Dataset entries.
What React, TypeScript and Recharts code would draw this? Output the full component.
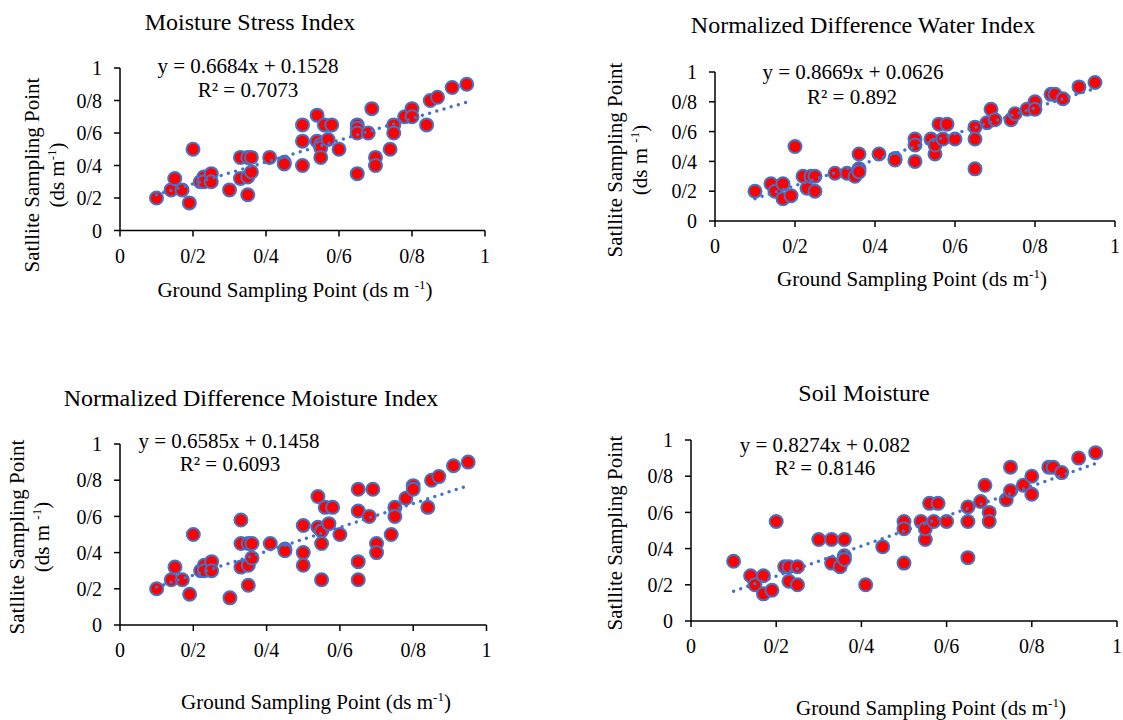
import { Scatter, ScatterChart, XAxis, YAxis } from 'recharts'

const FONT = "'Times New Roman', 'Liberation Serif', serif"
const MARKER_FILL = '#FF0000'
const MARKER_STROKE = '#4472C4'

// tick values and the labels printed under them
const tickValues = [0, 0.2, 0.4, 0.6, 0.8, 1]
const tickLabels = ['0', '0/2', '0/4', '0/6', '0/8', '1']

const titles = [
  'Moisture Stress Index',
  'Normalized Difference Water Index',
  'Normalized Difference Moisture Index',
  'Soil Moisture'
]
const equations = [
  'y = 0.6684x + 0.1528',
  'y = 0.8669x + 0.0626',
  'y = 0.6585x + 0.1458',
  'y = 0.8274x + 0.082'
]
const rSquared = ['R² = 0.7073', 'R² = 0.892', 'R² = 0.6093', 'R² = 0.8146']

// [ground, satellite]
const msiPoints: [number, number][] = [
  [0.1, 0.2], [0.14, 0.25], [0.15, 0.32], [0.17, 0.25], [0.19, 0.17], [0.2, 0.5],
  [0.22, 0.3], [0.23, 0.33], [0.23, 0.3], [0.25, 0.35], [0.25, 0.3], [0.3, 0.25],
  [0.33, 0.45], [0.33, 0.32], [0.35, 0.22], [0.35, 0.33], [0.35, 0.45], [0.36, 0.45],
  [0.36, 0.36], [0.41, 0.45], [0.45, 0.42], [0.45, 0.41], [0.5, 0.4], [0.5, 0.55],
  [0.5, 0.65], [0.54, 0.71], [0.54, 0.55], [0.55, 0.53], [0.55, 0.51], [0.55, 0.45],
  [0.56, 0.65], [0.57, 0.56], [0.58, 0.65], [0.6, 0.5], [0.65, 0.35], [0.65, 0.65],
  [0.65, 0.63], [0.65, 0.6], [0.68, 0.6], [0.69, 0.75], [0.7, 0.45], [0.7, 0.4],
  [0.74, 0.5], [0.75, 0.65], [0.75, 0.6], [0.78, 0.7], [0.8, 0.75], [0.8, 0.7],
  [0.84, 0.65], [0.85, 0.8], [0.87, 0.82], [0.91, 0.88], [0.95, 0.9]
]
const ndwiPoints: [number, number][] = [
  [0.1, 0.2], [0.14, 0.25], [0.15, 0.2], [0.17, 0.25], [0.17, 0.15], [0.19, 0.17],
  [0.2, 0.5], [0.22, 0.3], [0.23, 0.22], [0.24, 0.3], [0.25, 0.3], [0.25, 0.2],
  [0.3, 0.32], [0.33, 0.32], [0.35, 0.3], [0.36, 0.45], [0.36, 0.35], [0.36, 0.33],
  [0.41, 0.45], [0.45, 0.42], [0.45, 0.41], [0.5, 0.55], [0.5, 0.51], [0.5, 0.4],
  [0.54, 0.55], [0.55, 0.45], [0.55, 0.51], [0.56, 0.65], [0.57, 0.55], [0.58, 0.65],
  [0.6, 0.55], [0.65, 0.63], [0.65, 0.55], [0.65, 0.35], [0.68, 0.66], [0.69, 0.75],
  [0.7, 0.68], [0.74, 0.68], [0.75, 0.72], [0.78, 0.75], [0.8, 0.8], [0.8, 0.75],
  [0.84, 0.85], [0.85, 0.85], [0.87, 0.82], [0.91, 0.9], [0.95, 0.93]
]
const ndmiPoints: [number, number][] = [
  [0.1, 0.2], [0.14, 0.25], [0.15, 0.32], [0.17, 0.25], [0.19, 0.17], [0.2, 0.5],
  [0.22, 0.3], [0.23, 0.33], [0.23, 0.3], [0.25, 0.35], [0.25, 0.3], [0.3, 0.15],
  [0.33, 0.58], [0.33, 0.45], [0.33, 0.32], [0.35, 0.22], [0.35, 0.33], [0.35, 0.45],
  [0.36, 0.45], [0.36, 0.37], [0.41, 0.45], [0.45, 0.42], [0.45, 0.41], [0.5, 0.55],
  [0.5, 0.4], [0.5, 0.33], [0.54, 0.71], [0.54, 0.54], [0.55, 0.52], [0.55, 0.45],
  [0.55, 0.25], [0.56, 0.65], [0.57, 0.56], [0.58, 0.65], [0.6, 0.5], [0.65, 0.75],
  [0.65, 0.63], [0.65, 0.35], [0.65, 0.25], [0.68, 0.6], [0.69, 0.75], [0.7, 0.45],
  [0.7, 0.4], [0.74, 0.5], [0.75, 0.65], [0.75, 0.6], [0.78, 0.7], [0.8, 0.77],
  [0.8, 0.75], [0.84, 0.65], [0.85, 0.8], [0.87, 0.82], [0.91, 0.88], [0.95, 0.9]
]
const smPoints: [number, number][] = [
  [0.1, 0.33], [0.14, 0.25], [0.15, 0.2], [0.17, 0.25], [0.17, 0.15], [0.19, 0.17],
  [0.2, 0.55], [0.22, 0.3], [0.23, 0.22], [0.23, 0.3], [0.25, 0.3], [0.25, 0.2],
  [0.3, 0.45], [0.33, 0.45], [0.33, 0.32], [0.35, 0.3], [0.36, 0.45], [0.36, 0.36],
  [0.36, 0.34], [0.41, 0.2], [0.45, 0.41], [0.5, 0.55], [0.5, 0.51], [0.5, 0.32],
  [0.54, 0.55], [0.55, 0.45], [0.55, 0.51], [0.56, 0.65], [0.57, 0.55], [0.58, 0.65],
  [0.6, 0.55], [0.65, 0.63], [0.65, 0.55], [0.65, 0.35], [0.68, 0.66], [0.69, 0.75],
  [0.7, 0.6], [0.7, 0.55], [0.74, 0.67], [0.75, 0.85], [0.75, 0.72], [0.78, 0.75],
  [0.8, 0.8], [0.8, 0.7], [0.84, 0.85], [0.85, 0.85], [0.87, 0.82], [0.91, 0.9],
  [0.95, 0.93]
]

// trendline end points as drawn
const msiTrend: [number, number][] = [[0.1, 0.22], [0.95, 0.79]]
const ndwiTrend: [number, number][] = [[0.1, 0.15], [0.95, 0.89]]
const ndmiTrend: [number, number][] = [[0.1, 0.21], [0.95, 0.77]]
const smTrend: [number, number][] = [[0.1, 0.165], [0.95, 0.87]]

const toRows = (pts: [number, number][]) => pts.map(([x, y]) => ({ x, y }))

const fmtTick = (v: number) => {
  const i = tickValues.findIndex(t => Math.abs(t - v) < 1e-6)
  return i >= 0 ? tickLabels[i] : String(v)
}

const Marker = (props: any) => {
  const { cx, cy } = props
  if (cx == null || cy == null) return <g />
  return (
    <circle
      cx={cx}
      cy={cy}
      r={6.5}
      fill={MARKER_FILL}
      stroke={MARKER_STROKE}
      strokeWidth={2}
    />
  )
}

const NoMarker = () => <g />

const Sup = ({ children }: { children: string }) => (
  <span style={{ fontSize: '0.62em', position: 'relative', top: '-0.6em' }}>
    {children}
  </span>
)

interface TxtProps {
  x: number
  y: number
  size: number
  rotate?: boolean
  children: any
}

const Txt = ({ x, y, size, rotate, children }: TxtProps) => (
  <div
    style={{
      position: 'absolute',
      left: x,
      top: y,
      transform: 'translate(-50%, -50%)' + (rotate ? ' rotate(-90deg)' : ''),
      fontSize: size,
      fontFamily: FONT,
      lineHeight: 1,
      whiteSpace: 'nowrap',
      color: '#000'
    }}
  >
    {children}
  </div>
)

const Y_W = 70
const X_H = 48
const M_TOP = 20
const M_RIGHT = 6

interface PanelProps {
  points: [number, number][]
  trend: [number, number][]
  plot: [number, number, number, number] // left, top, right, bottom
}

const Panel = ({ points, trend, plot }: PanelProps) => {
  const [l, t, r, b] = plot
  const width = r - l + Y_W + M_RIGHT
  const height = b - t + M_TOP + X_H
  const axisStyle = { stroke: '#000', strokeWidth: 1.5 }
  const tickStyle = { fill: '#000', fontSize: 20, fontFamily: FONT }
  return (
    <div style={{ position: 'absolute', left: l - Y_W, top: t - M_TOP }}>
      <ScatterChart
        width={width}
        height={height}
        margin={{ top: M_TOP, right: M_RIGHT, left: 0, bottom: 0 }}
      >
        <XAxis
          type='number'
          dataKey='x'
          domain={[0, 1]}
          ticks={tickValues}
          interval={0}
          tickFormatter={fmtTick}
          height={X_H}
          axisLine={axisStyle}
          tickLine={axisStyle}
          tickSize={6}
          tickMargin={12}
          tick={tickStyle}
        />
        <YAxis
          type='number'
          dataKey='y'
          domain={[0, 1]}
          ticks={tickValues}
          interval={0}
          tickFormatter={fmtTick}
          width={Y_W}
          axisLine={axisStyle}
          tickLine={axisStyle}
          tickSize={6}
          tickMargin={12}
          tick={tickStyle}
        />
        <Scatter
          data={toRows(points)}
          shape={Marker}
          isAnimationActive={false}
        />
        <Scatter
          data={toRows(trend)}
          shape={NoMarker}
          line={{
            stroke: MARKER_STROKE,
            strokeWidth: 3.5,
            strokeDasharray: '0 7.5',
            strokeLinecap: 'round'
          }}
          isAnimationActive={false}
        />
      </ScatterChart>
    </div>
  )
}

export default function App() {
  const labelSize = 21
  return (
    <div
      style={{
        position: 'absolute',
        left: 0,
        top: 0,
        width: 1123,
        height: 720,
        background: '#fff',
        overflow: 'hidden'
      }}
    >
      <Panel points={msiPoints} trend={msiTrend} plot={[120, 68.3, 485, 230.8]} />
      <Panel points={ndwiPoints} trend={ndwiTrend} plot={[715, 71.7, 1115, 220.7]} />
      <Panel points={ndmiPoints} trend={ndmiTrend} plot={[120, 444, 486.5, 625]} />
      <Panel points={smPoints} trend={smTrend} plot={[691, 440, 1117, 621]} />

      {/* top left */}
      <Txt x={250} y={22} size={24}>{titles[0]}</Txt>
      <Txt x={248} y={66} size={21}>{equations[0]}</Txt>
      <Txt x={248} y={90} size={21}>{rSquared[0]}</Txt>
      <Txt x={32} y={175} size={labelSize} rotate>Satllite Sampling Point</Txt>
      <Txt x={57} y={175} size={labelSize} rotate>
        (ds m<Sup>-1</Sup>)
      </Txt>
      <Txt x={295} y={290} size={labelSize}>
        Ground Sampling Point (ds m <Sup>-1</Sup>)
      </Txt>

      {/* top right */}
      <Txt x={863} y={25} size={24}>{titles[1]}</Txt>
      <Txt x={853} y={72} size={21}>{equations[1]}</Txt>
      <Txt x={852} y={97} size={21}>{rSquared[1]}</Txt>
      <Txt x={615} y={160} size={labelSize} rotate>Satllite Sampling Point</Txt>
      <Txt x={640} y={160} size={labelSize} rotate>
        (ds m <Sup>-1</Sup>)
      </Txt>
      <Txt x={912} y={279} size={labelSize}>
        Ground Sampling Point (ds m<Sup>-1</Sup>)
      </Txt>

      {/* bottom left */}
      <Txt x={251} y={398} size={24}>{titles[2]}</Txt>
      <Txt x={229} y={441} size={21}>{equations[2]}</Txt>
      <Txt x={230} y={464} size={21}>{rSquared[2]}</Txt>
      <Txt x={17} y={537} size={labelSize} rotate>Satllite Sampling Point</Txt>
      <Txt x={42} y={537} size={labelSize} rotate>
        (ds m <Sup>-1</Sup>)
      </Txt>
      <Txt x={316} y={702} size={labelSize}>
        Ground Sampling Point (ds m<Sup>-1</Sup>)
      </Txt>

      {/* bottom right */}
      <Txt x={864} y={393} size={24}>{titles[3]}</Txt>
      <Txt x={825} y={445} size={21}>{equations[3]}</Txt>
      <Txt x={825} y={468} size={21}>{rSquared[3]}</Txt>
      <Txt x={615} y={533} size={labelSize} rotate>Satllite Sampling Point</Txt>
      <Txt x={931} y={708} size={labelSize}>
        Ground Sampling Point (ds m<Sup>-1</Sup>)
      </Txt>
    </div>
  )
}
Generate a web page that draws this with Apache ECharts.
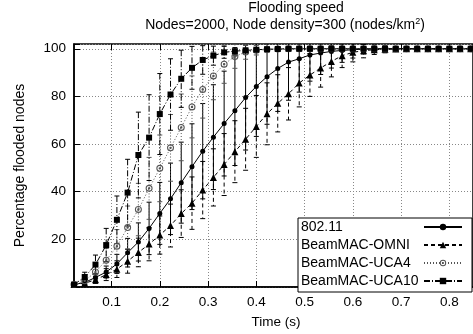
<!DOCTYPE html>
<html>
<head>
<meta charset="utf-8">
<script src="https://cdn.jsdelivr.net/npm/echarts@6/dist/echarts.min.js"></script>
<style>
    html, body { margin: 0; padding: 0; background: #fff; }
    #chart { width: 473px; height: 334px; }
</style>
</head>
<body>
<div id="chart"></div>
<script>
// sample times (s)
const times = [0.0222, 0.0444, 0.0667, 0.0889, 0.1111, 0.1333, 0.1556, 0.1778, 0.2, 0.2222,
    0.2444, 0.2667, 0.2889, 0.3111, 0.3333, 0.3556, 0.3778, 0.4, 0.4222, 0.4444,
    0.4667, 0.4889, 0.5111, 0.5333, 0.5556, 0.5778, 0.6, 0.6222, 0.6444, 0.6667,
    0.6889, 0.7111, 0.7333, 0.7556, 0.7778, 0.8, 0.8222, 0.8444, 0.8667, 0.8889]

const seriesNames = ['802.11', 'BeamMAC-OMNI', 'BeamMAC-UCA4', 'BeamMAC-UCA10']

// mean percentage of flooded nodes
const mean80211 = [1, 1.9, 4, 6.3, 9.7, 14.4, 18.9, 24.6, 30.9, 37,
    43.8, 50.5, 57, 62.9, 68.6, 74, 79.5, 84.2, 88.3, 91.7,
    94.4, 95.8, 97.4, 98.2, 98.9, 99.3, 99.6, 99.8, 99.9, 100,
    100, 100, 100, 100, 100, 100, 100, 100, 100, 100]
const meanOmni = [1, 1.6, 3, 5.2, 7.5, 10.8, 14.5, 18, 21.8, 25.8,
    30.8, 35.2, 40.7, 46, 51.4, 56.8, 62, 67.4, 72.7, 77.1,
    81.1, 85.6, 89, 91.9, 94.7, 97.1, 98.5, 99.2, 99.6, 99.8,
    99.9, 100, 100, 100, 100, 100, 100, 100, 100, 100]
const meanUca4 = [1, 2.6, 6.3, 11.2, 17.1, 25, 32.5, 41.4, 49.8, 58.4,
    67, 75.6, 82.9, 88.6, 93.5, 96.8, 98.6, 99.4, 99.7, 99.9,
    100, 100, 100, 100, 100, 100, 100, 100, 100, 100,
    100, 100, 100, 100, 100, 100, 100, 100, 100, 100]
const meanUca10 = [1, 4.2, 9.4, 17.6, 28.2, 39.6, 55.4, 62.7, 72.6, 80.8,
    87.4, 92, 95.3, 97.1, 98.5, 99, 99.3, 99.6, 99.8, 99.9,
    100, 100, 100, 100, 100, 100, 100, 100, 100, 100,
    100, 100, 100, 100, 100, 100, 100, 100, 100, 100]

// error bar half heights
const err80211 = [0.3, 0.8, 1.5, 2.5, 4, 6, 8, 11, 13, 15,
    17, 18, 20, 22, 22, 23, 22, 21, 20, 18,
    16, 14, 11, 9, 7, 5, 3.5, 2, 1, 0.5,
    0.3, 0.2, 0, 0, 0, 0, 0, 0, 0, 0]
const errOmni = [0.3, 0.8, 1.5, 2.5, 3.5, 5, 6, 7, 8, 9,
    10, 11, 12, 12, 13, 13, 13, 13, 13, 12,
    11, 10, 9, 8, 6.5, 5, 4, 3, 2, 1.5,
    1, 0.6, 0.3, 0, 0, 0, 0, 0, 0, 0]
const errUca4 = [0.3, 1.5, 3, 5, 7, 9, 11, 13, 14, 14,
    14, 13, 12, 10, 8, 5, 3, 2, 1, 0.5,
    0.2, 0, 0, 0, 0, 0, 0, 0, 0, 0,
    0, 0, 0, 0, 0, 0, 0, 0, 0, 0]
const errUca10 = [0.3, 2, 4, 7, 10, 14, 18, 18, 17, 15,
    12, 9, 6, 4, 2.5, 1.5, 1, 0.6, 0.3, 0.2,
    0, 0, 0, 0, 0, 0, 0, 0, 0, 0,
    0, 0, 0, 0, 0, 0, 0, 0, 0, 0]

const xTicks = [0.1, 0.2, 0.3, 0.4, 0.5, 0.6, 0.7, 0.8]

const FONT = 'Liberation Sans, Arial, Helvetica, sans-serif'

const ringDot = 'path://M10,0A10,10 0 1,1 -10,0A10,10 0 1,1 10,0ZM7,0A7,7 0 1,0 -7,0A7,7 0 1,0 7,0ZM3.5,0A3.5,3.5 0 1,1 -3.5,0A3.5,3.5 0 1,1 3.5,0Z'

const styles = [
    {color: '#000', dash: 'solid', symbol: 'circle', size: 5},
    {color: '#000', dash: [4, 3], symbol: 'triangle', size: 7},
    {color: '#555', dash: [1, 2], symbol: ringDot, size: 7},
    {color: '#000', dash: [6, 2, 1, 2], symbol: 'rect', size: 6}
]

const means = [mean80211, meanOmni, meanUca4, meanUca10]
const errs = [err80211, errOmni, errUca4, errUca10]

const makeErrorSeries = (idx) => {
    const st = styles[idx]
    return {
        type: 'custom',
        name: seriesNames[idx] + ' err',
        clip: true,
        silent: true,
        z: 1,
        data: times.map((t, i) => [t, means[idx][i] - errs[idx][i], means[idx][i] + errs[idx][i]]),
        renderItem: (params, api) => {
            const x = api.value(0)
            const top = api.coord([x, api.value(2)])
            const bot = api.coord([x, api.value(1)])
            const w = 2.5
            const lineStyle = {stroke: st.color, lineWidth: 1, lineDash: st.dash === 'solid' ? null : st.dash}
            return {
                type: 'group',
                children: [
                    {type: 'line', shape: {x1: top[0], y1: top[1], x2: bot[0], y2: bot[1]}, style: lineStyle},
                    {type: 'line', shape: {x1: top[0] - w, y1: top[1], x2: top[0] + w, y2: top[1]}, style: {stroke: st.color, lineWidth: 1}},
                    {type: 'line', shape: {x1: bot[0] - w, y1: bot[1], x2: bot[0] + w, y2: bot[1]}, style: {stroke: st.color, lineWidth: 1}}
                ]
            }
        }
    }
}

const makeLineSeries = (idx) => {
    const st = styles[idx]
    return {
        type: 'line',
        name: seriesNames[idx],
        data: times.map((t, i) => [t, means[idx][i]]),
        symbol: st.symbol,
        symbolSize: st.size,
        showSymbol: true,
        z: 3,
        lineStyle: {color: st.color, width: 1, type: st.dash},
        itemStyle: {color: st.color}
    }
}

const chart = echarts.init(document.getElementById('chart'), null, {renderer: 'canvas'})

const option = {
    animation: false,
    backgroundColor: '#fff',
    textStyle: {fontFamily: FONT},
    graphic: [
        {
            type: 'text', x: 296, y: 8,
            style: {text: 'Flooding speed', font: '14px ' + FONT, fill: '#000', align: 'center', verticalAlign: 'middle'}
        },
        {
            type: 'text', x: 285, y: 25,
            style: {
                text: 'Nodes=2000, Node density=300 (nodes/km{sup|2})',
                fontSize: 14, fontFamily: FONT, fill: '#000', align: 'center', verticalAlign: 'middle',
                rich: {sup: {fontSize: 9, fontFamily: FONT, verticalAlign: 'top', padding: [0, 0, 6, 0]}}
            }
        }
    ],
    grid: {
        left: 74, top: 44, right: 0, bottom: 41,
        show: true, borderColor: '#000', borderWidth: 1.5, backgroundColor: 'transparent'
    },
    legend: {
        data: seriesNames,
        orient: 'vertical',
        left: 298, top: 218,
        align: 'right',
        itemWidth: 38, itemHeight: 8, itemGap: 4,
        padding: [2, 9, 4, 3],
        backgroundColor: '#fff',
        borderColor: '#000', borderWidth: 1, borderRadius: 0,
        formatter: name => '{a|' + name + '}',
        textStyle: {
            fontSize: 14, fontFamily: FONT, color: '#000',
            rich: {a: {width: 118, align: 'left', fontSize: 14, fontFamily: FONT, color: '#000'}}
        }
    },
    xAxis: [
        {
            type: 'value', min: 0.0222, max: 0.849,
            name: 'Time (s)', nameLocation: 'middle', nameGap: 28,
            nameTextStyle: {fontSize: 13.5, color: '#000', padding: [0, 0, 0, 5]},
            axisLine: {show: true, lineStyle: {color: '#000', width: 1.5}},
            axisTick: {show: true, inside: true, length: 6, customValues: xTicks, lineStyle: {color: '#000'}},
            axisLabel: {customValues: xTicks, margin: 8, fontSize: 13.5, color: '#000', formatter: v => v.toFixed(1)},
            splitLine: {show: true, customValues: xTicks, lineStyle: {color: '#888', type: [1, 2], width: 1}}
        },
        {
            type: 'value', min: 0.0222, max: 0.849, position: 'top',
            axisLine: {show: false},
            axisTick: {show: true, inside: true, length: 6, customValues: xTicks, lineStyle: {color: '#000'}},
            axisLabel: {show: false},
            splitLine: {show: false}
        }
    ],
    yAxis: {
        type: 'value', min: 0, max: 102, interval: 20,
        name: 'Percentage flooded nodes', nameLocation: 'middle', nameGap: 47,
        nameTextStyle: {fontSize: 14, color: '#000'},
        axisLine: {show: true, lineStyle: {color: '#000', width: 1.5}},
        axisTick: {show: true, inside: true, length: 6, lineStyle: {color: '#000'}},
        axisLabel: {margin: 8, fontSize: 13.5, color: '#000', formatter: v => (v > 0 && v <= 100) ? String(v) : ''},
        splitLine: {show: true, lineStyle: {color: '#888', type: [1, 2], width: 1}}
    },
    series: [
        makeErrorSeries(0), makeErrorSeries(1), makeErrorSeries(2), makeErrorSeries(3),
        makeLineSeries(0), makeLineSeries(1), makeLineSeries(2), makeLineSeries(3)
    ]
}

chart.setOption(option)
</script>
</body>
</html>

Directions. Starting at the line containing "Generate a web" and ending at the line containing "['802.11', 'BeamMAC-OMNI', 'BeamMAC-UCA4', 'BeamMAC-UCA10']", copy those lines exactly, both included, and nothing more. Leave out any picture.

The result.
Generate a web page that draws this with Apache ECharts.
<!DOCTYPE html>
<html>
<head>
<meta charset="utf-8">
<script src="https://cdn.jsdelivr.net/npm/echarts@6/dist/echarts.min.js"></script>
<style>
    html, body { margin: 0; padding: 0; background: #fff; }
    #chart { width: 473px; height: 334px; }
</style>
</head>
<body>
<div id="chart"></div>
<script>
// sample times (s)
const times = [0.0222, 0.0444, 0.0667, 0.0889, 0.1111, 0.1333, 0.1556, 0.1778, 0.2, 0.2222,
    0.2444, 0.2667, 0.2889, 0.3111, 0.3333, 0.3556, 0.3778, 0.4, 0.4222, 0.4444,
    0.4667, 0.4889, 0.5111, 0.5333, 0.5556, 0.5778, 0.6, 0.6222, 0.6444, 0.6667,
    0.6889, 0.7111, 0.7333, 0.7556, 0.7778, 0.8, 0.8222, 0.8444, 0.8667, 0.8889]

const seriesNames = ['802.11', 'BeamMAC-OMNI', 'BeamMAC-UCA4', 'BeamMAC-UCA10']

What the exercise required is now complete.